There are several advantages of sorghum cultivation in Europe:
- Very complete outlets in all segment: feed, food, forage, bioenergy and biomaterial.
- Low need for inputs (fertilization & crop protection products).
- Security of grain production in superficial or medium deep soil without irrigation
- Nutritional value of sorghum grain are comparable to maize
- Low pathogen stress
- In crop rotation, it serves as a good previous crop for spring crops such as Sunflower or Maize.
- More sorghum farmer experts with better cultivation knowledge
However, there are still several hurdles to take. For example, there is a strong need to better organize the sorghum market and to stimulate the processors. Another problem is the low availability of sorghum for the whole chain. In addition, there is a clear need to stimulate the storage agencies and to increase the crop cultivation knowledge of farmers.

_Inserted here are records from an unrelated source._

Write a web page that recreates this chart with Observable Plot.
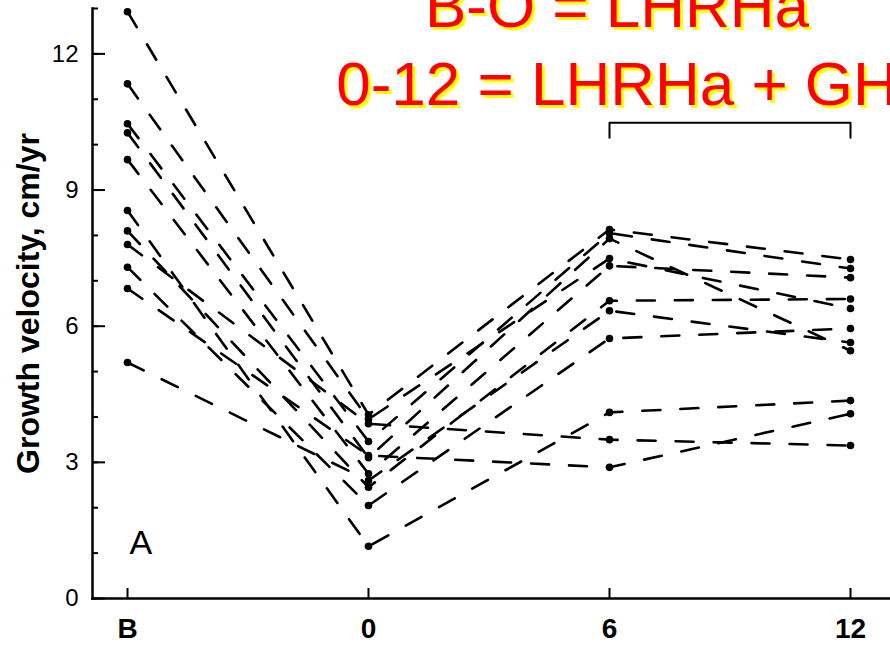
<!DOCTYPE html>
<html><head><meta charset="utf-8">
<script src="https://cdn.jsdelivr.net/npm/d3@7"></script>
<script src="https://cdn.jsdelivr.net/npm/@observablehq/plot@0.6"></script>
<style>
body{margin:0;background:#fff;overflow:hidden;}
#wrap{position:relative;width:890px;height:649px;overflow:hidden;background:#fff;}
#wrap svg{position:absolute;left:0;top:0;}
.title{position:absolute;left:617px;transform:translateX(-50%);white-space:nowrap;font-family:"Liberation Sans",Arial,sans-serif;font-size:62px;line-height:62px;color:#ff0000;text-shadow:3px 3px 0 #ffff00;}
</style></head><body>
<div id="wrap"></div>
<script>
// Time points (x categories)
const timepoints = ["B", "0", "6", "12"];
// Growth velocity (cm/yr) for each of 11 subjects at each time point
const velB  = [12.93, 11.34, 10.46, 10.26, 9.67, 8.55, 8.1, 7.8, 7.3, 6.83, 5.2];
const vel0  = [4.05, 3.95, 3.46, 3.1, 2.75, 1.15, 2.45, 3.85, 2.05, 3.15, 2.6];
const vel6  = [8.13, 7.49, 8.05, 7.93, 7.33, 4.1, 6.56, 3.5, 5.73, 2.89, 6.34];
const vel12 = [7.47, 6.39, 7.27, 5.46, 7.07, 4.36, 6.6, 3.37, 5.95, 4.07, 5.64];
// Axis ticks
const yMinorTicks = [0,1,2,3,4,5,6,7,8,9,10,11,12,13];
const yMajorTicks = [0,3,6,9,12];
const yTitle = "Growth velocity, cm/yr";
const titleLines = ["B-O = LHRHa", "0-12 = LHRHa + GH"];
const panelLabel = [{t: "B", v: 1.23, text: "A"}];
const bracket = [{t: "6", v: 10.15}, {t: "6", v: 10.48}, {t: "12", v: 10.48}, {t: "12", v: 10.15}];

const series = [velB, vel0, vel6, vel12];
const data = [];
velB.forEach((_, i) => {
  timepoints.forEach((t, j) => data.push({id: i, t, v: series[j][i]}));
});

const chart = Plot.plot({
  width: 890, height: 649,
  marginLeft: 92, marginRight: 0, marginTop: 8, marginBottom: 51,
  style: {fontFamily: "'Liberation Sans', Arial, sans-serif", background: "white", color: "black"},
  x: {type: "point", domain: timepoints, range: [127, 850], padding: 0},
  y: {domain: [0, 13]},
  marks: [
    Plot.axisY(yMinorTicks, {tickSize: -6, text: null, label: null, strokeWidth: 2}),
    Plot.axisY(yMajorTicks, {tickSize: -13, text: null, label: null, strokeWidth: 2}),
    Plot.axisY(yMajorTicks, {tickSize: 0, tickPadding: 14, fontSize: 24, label: null}),
    Plot.text([yTitle], {frameAnchor: "left", textAnchor: "middle", lineAnchor: "middle", rotate: -90, dx: -64, fontSize: 32, fontWeight: "bold"}),
    Plot.axisX({tickSize: -10, text: null, label: null, strokeWidth: 2}),
    Plot.axisX({tickSize: 0, tickPadding: 20, fontSize: 28, fontWeight: "bold", label: null}),
    Plot.frame({anchor: "left", strokeWidth: 2.5}),
    Plot.frame({anchor: "bottom", strokeWidth: 2.5}),
    Plot.line(data, {x: "t", y: "v", z: "id", stroke: "black", strokeWidth: 2.6, strokeDasharray: "18,20"}),
    Plot.dot(data, {x: "t", y: "v", r: 3.8, fill: "black"}),
    Plot.line(bracket, {x: "t", y: "v", stroke: "black", strokeWidth: 2}),
    Plot.text(panelLabel, {x: "t", y: "v", text: "text", textAnchor: "start", dx: 2, fontSize: 34})
  ]
});
const wrap = document.getElementById("wrap");
wrap.appendChild(chart);
titleLines.forEach((s, i) => {
  const d = document.createElement("div");
  d.className = "title";
  d.style.top = (i === 0 ? -25 : 53) + "px";
  d.textContent = s;
  wrap.appendChild(d);
});
</script>
</body></html>
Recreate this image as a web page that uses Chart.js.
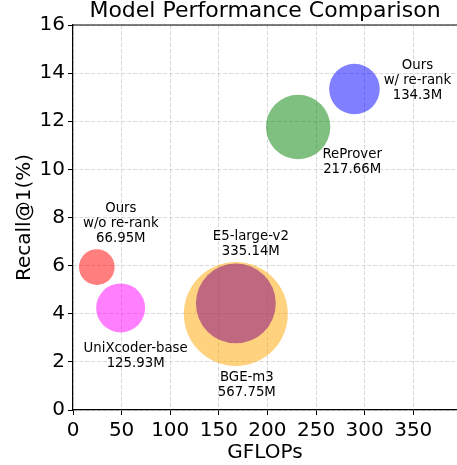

Luckily, during the past two years, a lot of important initiatives have been taken for sorghum development in Europe, such as the organization of the first European sorghum congress in 2016. On top of that, subsidies were received from the European Union for the promotion of sorghum in seven countries: Spain, France, Italy, Romania, Bulgaria, Ukraine and Russia, accompanied by a strong communication program to be launched starting from June of 2017. There is also an initiative to create a European sorghum association to lead all the initiatives, to be launched officially in Brussel September 2017. And discussions on the post-2020 CAP program include the idea to introduce a higher place of Sorghum in the UE with motivate farmers on sorghum cultivation and motivate processors and consumers towards higher sorghum use.